A Different Passion

After reading the reviews - both good and bad - I've decided to take a pass on seeing The Passion of Christ. It wasn't just that too many reviewers noted the film's loving display of flying flesh, in slow motion no less. What really sealed it for me was my brother-in-law's description. He said its tenor reminded him of the flesh eating zombie movies he used to watch as a teenager. I like a heebie jeebie Jesus as much as the next Catholic, but this just sounds too heebie jeebie for me. So, for my Lenten movie watching, I turned to my favorite foreign language Passion play with subtitles - Jesus of Montreal.

It's a fitting time to revist the 1989 movie. Its director, Denys Arcand just won the Academy Award for best foreign language film for The Barbarian Invasions. And of course, with all the furor over the Mel Gibson's Passion, the topic is timely. We forget that the Passion play is still a popular form of entertainment, even right here in North America. In fact, a Canadian Passion play was, in a round about way, the inspiration for Arcand's movie. While conducting auditions for a television commercial, one actor apologized to Arcand for wearing a beard. He was spending his nights playing Jesus. Now that's acting breadth - partying beer drinker by day, Jesus by night.
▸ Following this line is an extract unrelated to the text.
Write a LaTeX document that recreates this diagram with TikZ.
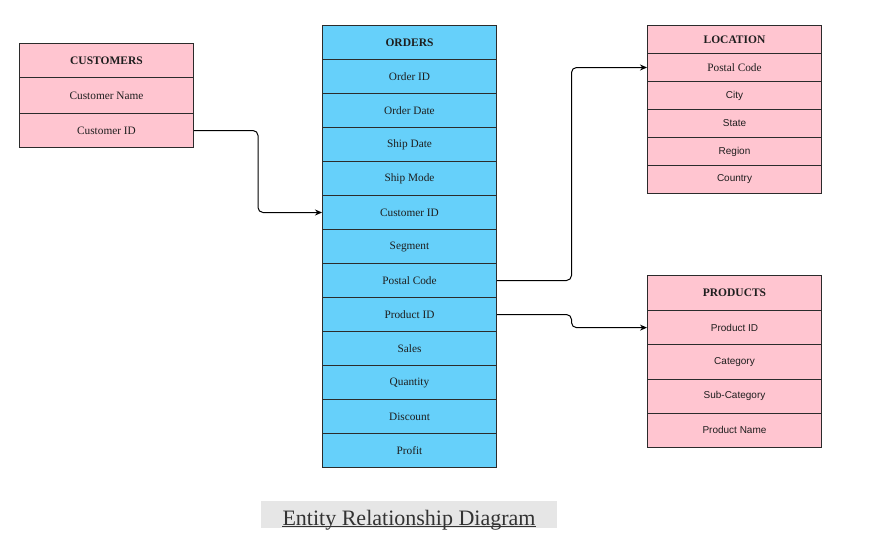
\documentclass[tikz,border=0pt]{standalone}
\usepackage{fontspec}
\setmainfont{Liberation Serif}
\newfontfamily\rowsans{Liberation Sans}
\usetikzlibrary{arrows.meta}
\definecolor{pinkfill}{HTML}{FFC5D0}
\definecolor{bluefill}{HTML}{66D0FA}
\definecolor{edgecol}{HTML}{2B2B2B}
\definecolor{titlebg}{HTML}{E6E6E6}
\definecolor{txt}{HTML}{1E1E1E}
\definecolor{titletxt}{HTML}{333333}
\tikzset{
  cell/.style={draw=edgecol, line width=1pt, anchor=north west, inner sep=0pt, text=txt, align=center},
  pinkcell/.style={cell, fill=pinkfill},
  bluecell/.style={cell, fill=bluefill},
  head/.style={font=\fontsize{11.5}{13}\selectfont\bfseries},
  srow/.style={font=\fontsize{11.3}{13}\selectfont},
  ssans/.style={font=\rowsans\fontsize{10}{12}\selectfont},
  conn/.style={draw=black, line width=1pt, rounded corners=5pt, -{Stealth[length=7pt,width=6pt]}},
}
% \ERrow{name}{style}{x}{ytop}{height}{fontstyle}{text}
\newcommand\ERrow[7]{\node[#2,#6,minimum width=174pt,minimum height=#5pt] (#1) at (#3,-#4) {#7};}
\begin{document}
\begin{tikzpicture}[x=1pt,y=1pt]
\useasboundingbox (0,0) rectangle (873,-552);
% CUSTOMERS
\ERrow{custh}{pinkcell}{19}{43}{34}{head}{CUSTOMERS}
\ERrow{cname}{pinkcell}{19}{77}{36}{srow}{Customer Name}
\ERrow{cid}{pinkcell}{19}{113}{34}{srow}{Customer ID}
% ORDERS
\ERrow{ordh}{bluecell}{322}{25}{34}{head}{ORDERS}
\ERrow{oid}{bluecell}{322}{59}{34}{srow}{Order ID}
\ERrow{odate}{bluecell}{322}{93}{34}{srow}{Order Date}
\ERrow{oship}{bluecell}{322}{127}{34}{srow}{Ship Date}
\ERrow{omode}{bluecell}{322}{161}{34}{srow}{Ship Mode}
\ERrow{ocid}{bluecell}{322}{195}{34}{srow}{Customer ID}
\ERrow{oseg}{bluecell}{322}{229}{34}{srow}{Segment}
\ERrow{opost}{bluecell}{322}{263}{34}{srow}{Postal Code}
\ERrow{oprod}{bluecell}{322}{297}{34}{srow}{Product ID}
\ERrow{osales}{bluecell}{322}{331}{34}{srow}{Sales}
\ERrow{oqty}{bluecell}{322}{365}{34}{srow}{Quantity}
\ERrow{odisc}{bluecell}{322}{399}{34}{srow}{Discount}
\ERrow{oprofit}{bluecell}{322}{433}{34}{srow}{Profit}
% LOCATION
\ERrow{loch}{pinkcell}{647}{25}{28}{head}{LOCATION}
\ERrow{lpost}{pinkcell}{647}{53}{28}{srow}{Postal Code}
\ERrow{lcity}{pinkcell}{647}{81}{28}{ssans}{City}
\ERrow{lstate}{pinkcell}{647}{109}{28}{ssans}{State}
\ERrow{lregion}{pinkcell}{647}{137}{28}{ssans}{Region}
\ERrow{lcountry}{pinkcell}{647}{165}{28}{ssans}{Country}
% PRODUCTS
\ERrow{prodh}{pinkcell}{647}{275}{35}{head}{PRODUCTS}
\ERrow{pid}{pinkcell}{647}{310}{34.25}{ssans}{Product ID}
\ERrow{pcat}{pinkcell}{647}{344.25}{34.25}{ssans}{Category}
\ERrow{psub}{pinkcell}{647}{378.5}{34.25}{ssans}{Sub-Category}
\ERrow{pname}{pinkcell}{647}{412.75}{34.25}{ssans}{Product Name}
% connectors
\coordinate (k1) at (258,0);
\coordinate (k2) at (571.5,0);
\draw[conn] (cid.east) -- (cid.east -| k1) |- (ocid.west);
\draw[conn] (opost.east) -- (opost.east -| k2) |- (lpost.west);
\draw[conn] (oprod.east) -- (oprod.east -| k2) |- (pid.west);
% title
\node[fill=titlebg, minimum width=296pt, minimum height=27pt, inner sep=0pt, anchor=north west] (titlebox) at (261,-501) {};
\node[text=titletxt, font=\fontsize{22}{26}\selectfont, anchor=base, inner sep=0pt] (title) at (409,-525) {Entity Relationship Diagram};
\draw[titletxt, line width=1pt] ([yshift=-1.6pt]title.base west) -- ([yshift=-1.6pt]title.base east);
\end{tikzpicture}
\end{document}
And so, the double Passion play that is Jesus of Montreal was born. I say double Passion play because the movie is really two Passions in one. The first centers around the troupe of actors who are hired to give new life to a Catholic shrine's annual Passion play. Their production takes their lives on a trajectory paralleling the life of Christ and the Apostles. But instead of political and religious hierarchy, it's the entertainment and religious hierarchy they run up against, and mostly the former. There's the temptation of Christ scene, but instead of standing on the top of the synagogue looking down at Jerusalem, it takes place in a skyscraper over-looking Montreal. And, in a particularly delectable touch, Lucifer is an entertainment lawyer. There's the Jesus in the Temple scene, but instead of a rampage in a church against the commercializion of worship, it's a rampage in a theater against the commercialization of art. There's the death and resurrection of the lead actor, who dies after a fall from his crucifix and lives on by giving his organs to others. And finally there are his followers, the other actors who go on to establish a theater company devoted to their leader's artistic principles.